Mallard II is a wooden-hulled clamshell dredger used to maintain levees on the San Francisco Bay Salt Ponds. Mallard II was constructed in 1936, and is "probably the oldest operating dredge in California"; she is owned and operated by Cargill Salt.

== History ==
Mallard II was built in 1936, and has maintained the levees of the salt ponds ever since, except for a brief period during World War II during which she was used to retrieve artillery shells from the floor of the Bay near Mare Island and the Port Chicago Naval Magazine. Over time, she received extensive upgrades (including a modern engine, steel A-frame and boom). The steel frame was installed by Bethlehem Pacific's San Francisco shipyard in 1954, at which point she maintained levees on over 30000 acre of ponds in the South Bay as well as Napa County. She has been described as a "floating wood-and-metal dinosaur", with a 2 cuyd bucket capable of moving as much as 2000 cuyd of mud per day. While dredging, she is anchored by "spikes", and moves from place to place by "grabbing hold of the sea floor". Mallard II was used to construct such watercourses as North Creek; in 1972 she was briefly idled while the Leslie Salt Company sought dredging permits from the United States Army Corps of Engineers. Salt ponds on which Mallard II is used must be kept at a higher water level than they otherwise would be, owing to her draft.

In 2002, she was used for the Eden Landing wetland restoration project, for which Cargill donated the use of the dredger and 400 man-hours of labor.

As of 2007, she was the only wooden-hulled clamshell dredger operating in San Francisco Bay, as well as "probably the oldest operating dredge in California", responsible for maintaining 200 mi of levees between Hayward, Redwood City and San Jose. She repairs and maintains approximately 10 mi of levee per year. Mallard II can operate for more than two months without being refueled. As of December 2020, she was still operational.

==Levees==
The levees surrounding the San Francisco Bay Salt Ponds date to the late 1800s, and were mostly constructed to reclaim land for agricultural purposes; the area enclosed by them was later used for salt production. In addition to their role in operating the salt ponds, the levees protect Bay Area cities like San Jose from being flooded by high tides.

Due to factors such as erosion and subsidence, the levees require regular maintenance. Dredging material to increase the levees' height, the "least expensive technique available", consists of moving Mallard II into a salt pond through a set of locks and using her clamshell bucket to remove material from a borrow pit; this material is then deposited atop the levee. When Mallard II is present in a salt pond, waterfowl hunting is not permitted.

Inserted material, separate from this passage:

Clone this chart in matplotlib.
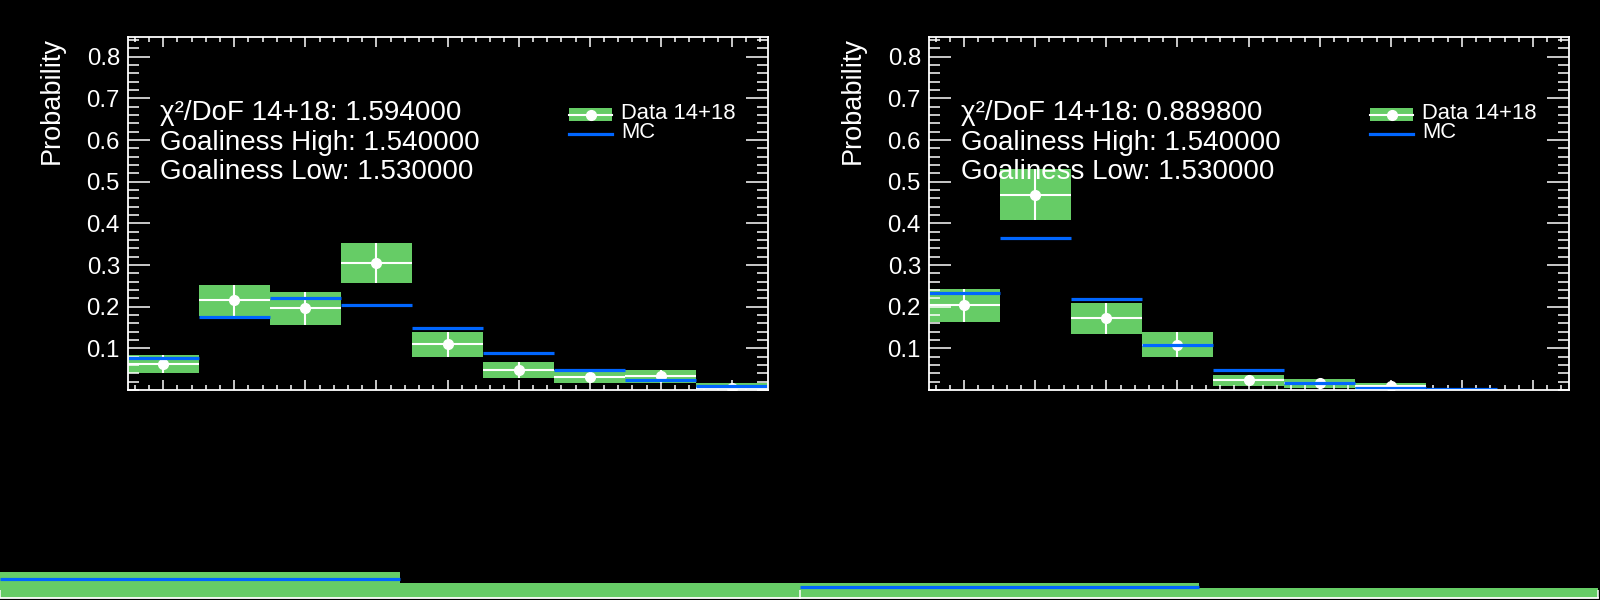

A December 2020 permit for a wetlands project issued by the California Department of Fish and Wildlife provided for maintenance of salt ponds to be carried out by the still-operational Mallard II, using the existing system of dredge locks, referred to as "the most technologically and economically feasible method for solar salt production in south San Francisco Bay". While it would be possible to reduce some of the adverse impacts of levee maintenance (mostly caused by the existence of the dredge lock system) by using a "transportable dredge", it was found that such a dredge would require more frequent refueling (every two weeks, as opposed to every two months with Mallard II), as well as the use of large trucks and cranes to reposition it; Mallard II, therefore, was found to be the "most feasible alternative". A 2005 estimate of expenses for levee maintenance in the area put the cost of using Mallard II at approximately $50,000 per month.